La nature est représentée ou plutôt idéalisée. Son agencement est le reflet de la personnalité de son propriétaire, l'empereur qui a, semble-t-il, travaillé personnellement à l'élaboration de ses plans.
Dans le cas du Yuanming yuan, le feng shui a sans doute joué un rôle majeur. Ainsi un rapport non daté évoque un examen minutieux ayant permis de montrer la parfaite concordance entre les éléments intérieurs (montagne et eau) et les figures géomantiques. En particulier la proximité à l'ouest de chaînes montagneuses forme un paravent de montagnes qui permet de préserver le qi, souffle vital du lieu.
À l'intérieur du cadre tracé par la montagne et l'eau, qui structurent le jardin, de multiples paysages ont été dessinés évoquant les plus célèbres sites chinois. Dans le jardin de la Clarté parfaite, rochers et plans d'eau ont été aménagés pour répondre à la configuration de l'Empire en « neufs régions et quatre mers ». Le point culminant représentait le mont Kunlun, géniteur des principales chaînes de montagne en Chine. De là partaient les trois grandes chaînes du jardin. L'eau se divisait en deux branches principales, l'une formait une fourche puis confluait vers un plan d'eau de quatre hectares ; l'autre bifurquait plusieurs fois avant de se déverser dans un immense lac de vingt-sept hectares, symbole de la mer de Chine. Il y est fait également référence à la doctrine confucianiste marquant ainsi le caractère impérial du lieu : le gouvernement de l'État au juste milieu et le respect des ancêtres sont ainsi des valeurs particulièrement mises en valeur. L'aménagement paysager devient ainsi le vecteur de messages politiques.
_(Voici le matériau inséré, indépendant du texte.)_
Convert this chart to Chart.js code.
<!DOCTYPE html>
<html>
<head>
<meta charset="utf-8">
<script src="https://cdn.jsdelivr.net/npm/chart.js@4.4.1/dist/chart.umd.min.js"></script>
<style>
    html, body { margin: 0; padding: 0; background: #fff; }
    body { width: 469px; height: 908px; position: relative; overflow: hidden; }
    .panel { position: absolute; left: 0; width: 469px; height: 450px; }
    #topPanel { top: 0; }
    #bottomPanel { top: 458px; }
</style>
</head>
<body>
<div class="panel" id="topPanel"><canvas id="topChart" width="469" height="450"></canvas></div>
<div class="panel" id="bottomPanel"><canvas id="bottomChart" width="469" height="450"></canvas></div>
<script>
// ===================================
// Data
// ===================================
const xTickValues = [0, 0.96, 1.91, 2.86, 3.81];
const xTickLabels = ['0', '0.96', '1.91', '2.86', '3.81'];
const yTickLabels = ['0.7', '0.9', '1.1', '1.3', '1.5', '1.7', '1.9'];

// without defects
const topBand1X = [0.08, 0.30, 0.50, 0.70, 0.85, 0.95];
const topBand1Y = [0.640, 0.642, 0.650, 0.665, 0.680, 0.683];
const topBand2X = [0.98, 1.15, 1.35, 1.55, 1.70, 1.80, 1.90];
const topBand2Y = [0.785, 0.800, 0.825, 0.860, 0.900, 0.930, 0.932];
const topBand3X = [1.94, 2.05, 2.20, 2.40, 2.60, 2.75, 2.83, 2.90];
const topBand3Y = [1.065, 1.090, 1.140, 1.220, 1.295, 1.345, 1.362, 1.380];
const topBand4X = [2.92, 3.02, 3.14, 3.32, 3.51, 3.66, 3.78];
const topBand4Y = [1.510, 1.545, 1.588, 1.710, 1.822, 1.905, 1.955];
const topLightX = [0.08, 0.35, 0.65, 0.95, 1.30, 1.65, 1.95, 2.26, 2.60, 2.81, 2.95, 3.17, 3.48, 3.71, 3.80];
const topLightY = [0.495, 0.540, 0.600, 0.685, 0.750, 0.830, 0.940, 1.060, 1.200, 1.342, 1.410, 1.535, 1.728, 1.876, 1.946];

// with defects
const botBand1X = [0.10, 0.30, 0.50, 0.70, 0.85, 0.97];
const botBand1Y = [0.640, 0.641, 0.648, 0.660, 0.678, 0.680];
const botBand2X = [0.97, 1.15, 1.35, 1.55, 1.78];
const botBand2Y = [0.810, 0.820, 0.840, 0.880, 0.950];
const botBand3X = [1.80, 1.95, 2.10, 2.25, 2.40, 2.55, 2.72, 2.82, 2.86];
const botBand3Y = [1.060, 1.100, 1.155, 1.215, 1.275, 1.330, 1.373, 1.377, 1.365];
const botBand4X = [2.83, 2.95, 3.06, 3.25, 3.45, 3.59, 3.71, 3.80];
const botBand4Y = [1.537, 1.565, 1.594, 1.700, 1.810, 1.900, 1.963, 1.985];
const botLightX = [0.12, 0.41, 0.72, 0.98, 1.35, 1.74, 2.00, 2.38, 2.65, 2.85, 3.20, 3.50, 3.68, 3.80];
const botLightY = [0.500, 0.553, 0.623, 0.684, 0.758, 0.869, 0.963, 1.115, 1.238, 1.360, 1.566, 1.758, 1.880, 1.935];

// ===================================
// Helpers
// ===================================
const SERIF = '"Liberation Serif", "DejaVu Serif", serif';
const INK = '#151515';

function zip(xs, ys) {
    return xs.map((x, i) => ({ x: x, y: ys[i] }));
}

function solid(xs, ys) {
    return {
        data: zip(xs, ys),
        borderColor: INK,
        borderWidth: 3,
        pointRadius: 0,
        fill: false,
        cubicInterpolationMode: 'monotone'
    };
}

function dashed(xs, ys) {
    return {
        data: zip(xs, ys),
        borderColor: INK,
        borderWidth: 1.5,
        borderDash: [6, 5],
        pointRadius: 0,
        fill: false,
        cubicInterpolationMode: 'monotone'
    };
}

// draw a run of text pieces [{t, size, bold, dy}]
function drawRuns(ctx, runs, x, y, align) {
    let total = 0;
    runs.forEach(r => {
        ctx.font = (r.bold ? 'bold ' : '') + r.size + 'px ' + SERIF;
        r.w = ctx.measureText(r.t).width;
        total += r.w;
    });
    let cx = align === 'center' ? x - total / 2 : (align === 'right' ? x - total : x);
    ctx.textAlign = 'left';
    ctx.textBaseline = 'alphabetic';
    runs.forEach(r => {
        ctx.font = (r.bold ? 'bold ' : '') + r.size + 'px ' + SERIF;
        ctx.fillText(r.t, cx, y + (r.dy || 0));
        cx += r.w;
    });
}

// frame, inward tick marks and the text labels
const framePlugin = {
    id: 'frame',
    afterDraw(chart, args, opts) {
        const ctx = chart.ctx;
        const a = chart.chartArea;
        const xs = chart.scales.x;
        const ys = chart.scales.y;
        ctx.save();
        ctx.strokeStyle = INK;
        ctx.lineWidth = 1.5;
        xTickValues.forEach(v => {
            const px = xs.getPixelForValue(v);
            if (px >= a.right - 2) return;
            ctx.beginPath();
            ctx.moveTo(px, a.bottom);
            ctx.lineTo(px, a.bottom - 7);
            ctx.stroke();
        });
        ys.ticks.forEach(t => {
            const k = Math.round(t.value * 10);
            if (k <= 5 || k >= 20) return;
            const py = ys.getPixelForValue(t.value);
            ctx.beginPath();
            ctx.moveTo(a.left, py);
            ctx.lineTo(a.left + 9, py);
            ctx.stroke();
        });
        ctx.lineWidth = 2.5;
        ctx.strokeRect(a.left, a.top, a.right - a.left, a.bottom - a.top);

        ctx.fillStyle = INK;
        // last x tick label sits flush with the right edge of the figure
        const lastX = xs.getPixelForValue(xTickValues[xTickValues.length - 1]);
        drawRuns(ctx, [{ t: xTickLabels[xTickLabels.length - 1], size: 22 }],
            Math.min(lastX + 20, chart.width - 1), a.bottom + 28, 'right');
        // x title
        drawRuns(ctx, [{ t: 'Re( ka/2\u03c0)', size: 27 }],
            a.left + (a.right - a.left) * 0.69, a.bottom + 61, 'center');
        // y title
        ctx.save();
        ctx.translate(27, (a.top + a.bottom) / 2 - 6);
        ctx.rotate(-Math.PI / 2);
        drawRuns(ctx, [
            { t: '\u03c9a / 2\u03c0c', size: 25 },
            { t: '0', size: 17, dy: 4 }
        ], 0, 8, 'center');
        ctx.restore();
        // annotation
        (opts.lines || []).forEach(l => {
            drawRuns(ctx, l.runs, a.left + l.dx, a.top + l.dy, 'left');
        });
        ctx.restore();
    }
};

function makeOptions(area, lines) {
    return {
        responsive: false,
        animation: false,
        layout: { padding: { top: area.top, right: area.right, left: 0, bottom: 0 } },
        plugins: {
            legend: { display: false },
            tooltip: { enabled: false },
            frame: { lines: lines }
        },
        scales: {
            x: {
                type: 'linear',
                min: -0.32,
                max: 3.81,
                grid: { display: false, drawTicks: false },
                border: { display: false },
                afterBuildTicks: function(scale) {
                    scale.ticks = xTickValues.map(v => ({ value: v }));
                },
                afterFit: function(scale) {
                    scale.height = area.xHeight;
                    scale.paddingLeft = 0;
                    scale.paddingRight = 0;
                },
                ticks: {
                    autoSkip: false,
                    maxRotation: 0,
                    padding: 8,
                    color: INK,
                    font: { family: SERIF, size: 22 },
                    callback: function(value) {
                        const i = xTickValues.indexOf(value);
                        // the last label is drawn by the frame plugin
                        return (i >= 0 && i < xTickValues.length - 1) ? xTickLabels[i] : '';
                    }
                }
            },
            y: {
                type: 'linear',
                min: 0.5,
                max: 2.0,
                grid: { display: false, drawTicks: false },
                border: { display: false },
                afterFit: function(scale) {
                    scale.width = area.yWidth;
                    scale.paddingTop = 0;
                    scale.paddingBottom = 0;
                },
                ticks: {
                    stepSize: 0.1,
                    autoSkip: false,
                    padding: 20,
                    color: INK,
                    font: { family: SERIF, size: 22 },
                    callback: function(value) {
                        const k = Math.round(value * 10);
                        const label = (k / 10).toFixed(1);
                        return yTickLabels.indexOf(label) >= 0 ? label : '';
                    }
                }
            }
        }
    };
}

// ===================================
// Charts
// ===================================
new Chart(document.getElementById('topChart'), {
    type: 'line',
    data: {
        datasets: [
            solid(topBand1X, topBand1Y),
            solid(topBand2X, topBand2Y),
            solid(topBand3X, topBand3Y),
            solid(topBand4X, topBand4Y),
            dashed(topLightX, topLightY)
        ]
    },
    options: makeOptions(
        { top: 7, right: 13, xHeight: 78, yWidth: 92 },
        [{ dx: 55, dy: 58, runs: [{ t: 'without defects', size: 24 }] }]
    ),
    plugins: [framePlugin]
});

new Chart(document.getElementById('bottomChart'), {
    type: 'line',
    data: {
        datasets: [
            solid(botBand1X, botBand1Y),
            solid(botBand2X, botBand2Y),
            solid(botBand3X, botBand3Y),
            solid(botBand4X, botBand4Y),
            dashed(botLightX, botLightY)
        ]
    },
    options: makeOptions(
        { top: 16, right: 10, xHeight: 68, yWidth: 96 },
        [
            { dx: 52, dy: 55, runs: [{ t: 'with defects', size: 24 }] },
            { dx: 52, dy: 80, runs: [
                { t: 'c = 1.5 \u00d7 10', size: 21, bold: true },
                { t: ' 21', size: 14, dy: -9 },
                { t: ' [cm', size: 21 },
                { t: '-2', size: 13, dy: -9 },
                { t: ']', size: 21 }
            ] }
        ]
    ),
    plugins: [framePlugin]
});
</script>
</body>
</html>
Le Yuanming yuan bâti sur une plaine parfaitement plane n'avait pas à s'adapter au relief, mais sa localisation démontre le souci d'utiliser l'environnement préexistant respectant ainsi les préceptes de Ji Chenh. Ainsi le secteur de Haidan est extrêmement bien pourvu en eau, élément essentiel s'il en est du jardin chinois.